小泉農相が敢行した備蓄米放出の効果
<参院選の情勢>
都議選前の段階では、自民党は参院選で善戦するとの見方が広がっていた。NHK世論調査によれば、石破内閣の支持率は5月の33%から6月に39%へ上昇。各メディアの世論調査でも内閣支持率は持ち直し方向だった。小泉農相による備蓄米放出の効果が指摘されている。

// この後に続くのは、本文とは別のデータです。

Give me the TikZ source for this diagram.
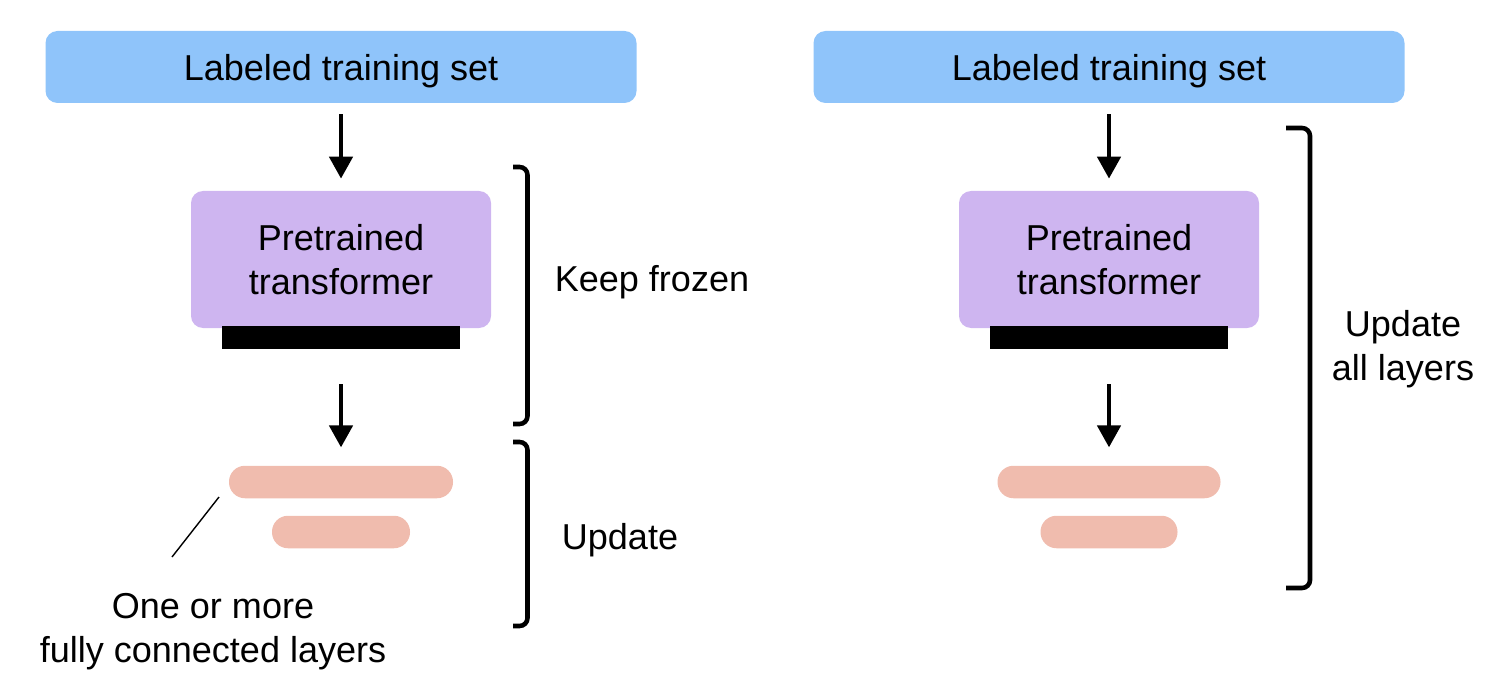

一方、主要野党の支持率はどちらかといえば低下傾向であった。
昨年秋の衆院選後、高めの支持率を維持してきた国民民主党がこのところ失速。野党間では、立憲民主党と共産党が一人区における候補者調整を進めることで合意したが、日本維新の会が呼び掛けた予備選構想は事実上頓挫している。また、国民民主党などは積極的に候補者の擁立を進めており、野党分断となる選挙区が多いままだ。
都議選の結果等を踏まえると、与党は議席数を減らす可能性が高い。だが、野党が分断状態であるほか、繰り返しになるが、石破政権は勝敗ラインをもともと低めに設定している。現時点で「与党過半数」を維持できるか否か微妙な情勢で、与党の勝敗は不透明だ。
今後は、メディアによる情勢調査や議席数予想で「与党過半数」が維持されるか否かが焦点となる。
近年の国政選挙は、世論調査の難易度が上がっており、投開票当日の出口調査ですら当たらなくなっている。それゆえ、前回の衆院選では、主要メディアは出口調査による議席数予想をレンジで示すようになったほどだ。国政選挙結果が事前の期待形成と異なってサプライズにつながるケースが増えており、投開票後の大勢判明まで予断を許さない。